The third development out of the weekend is that the world has taken another step towards breaking the 75-year taboo on the use of nuclear weapons. Russian doctrine regarding the first use of a nuclear weapon, tactical or strategic, is clear. It must involve an attack “which threatens the existence of the state itself.” This weekend demonstrates, in no uncertain terms, a mortal connection for the Russian leadership between the war abroad and the destruction of the regime at home. And, rest be assured for Putin and his ilk the regime is the state.

This isn’t to say Putin will now use a nuclear weapon. It is rather to point out that we are closer, in terms of context, to the point where Moscow could be prepared to use nuclear weapons in order to “de-escalate” and terminate the war quickly thereby allowing the redeployment of loyal elements of the military to the homefront to protect against another insurrection.

In sum, Western governments now have a powerful proof-point of just how weak Putin’s hold on power is and it is far more fragile than they ever imagined up to this point in the conflict. Avoiding a collapse of the Russian regime and managing the growing risk of Moscow breaking the nuclear taboo will now be the West’s paramount policies. They will trump previous joint NATO-Ukraine war aims such as pushing Russian troops out of Donbas or severing their land bridge to Crimea and most certainly trying to expel Russia completely from Crimea and Sevastopol.

Ironically or not, Prigozhin’s failed coup has all but guaranteed that the current counter offensive will be Ukraine’s last. The behind-the-scenes pressure, especially from Europe’s NATO members who are most exposed to the risk of fragmented Russia and understandably fearful of nuclear escalation, to move quickly to the negotiating table will be relentless.
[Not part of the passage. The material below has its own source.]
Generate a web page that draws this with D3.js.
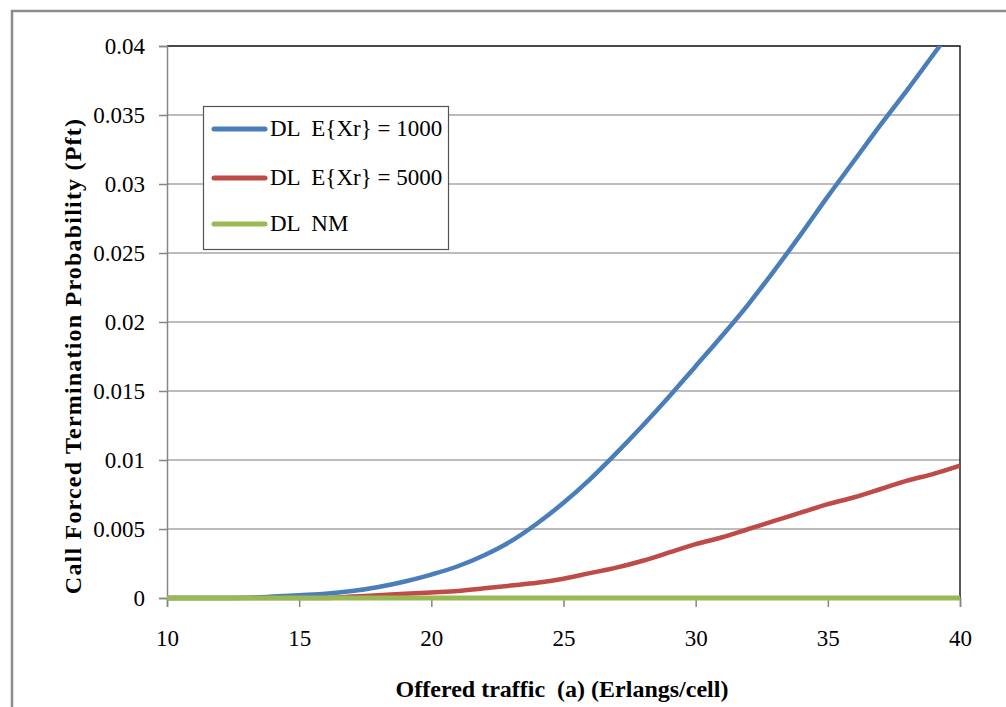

This weekend was a watershed moment in this conflict. Ukraine and NATO’s strategic interests are no longer aligned. The cold hard calculus that will now guide the future course of the war is one where the rewards associated with victory over Russia in Ukraine is not worth the risks associated with courting the implosion of Putin’s destabilized regime or creating the preconditions for a desperate leader to justify acting on stated nuclear doctrine.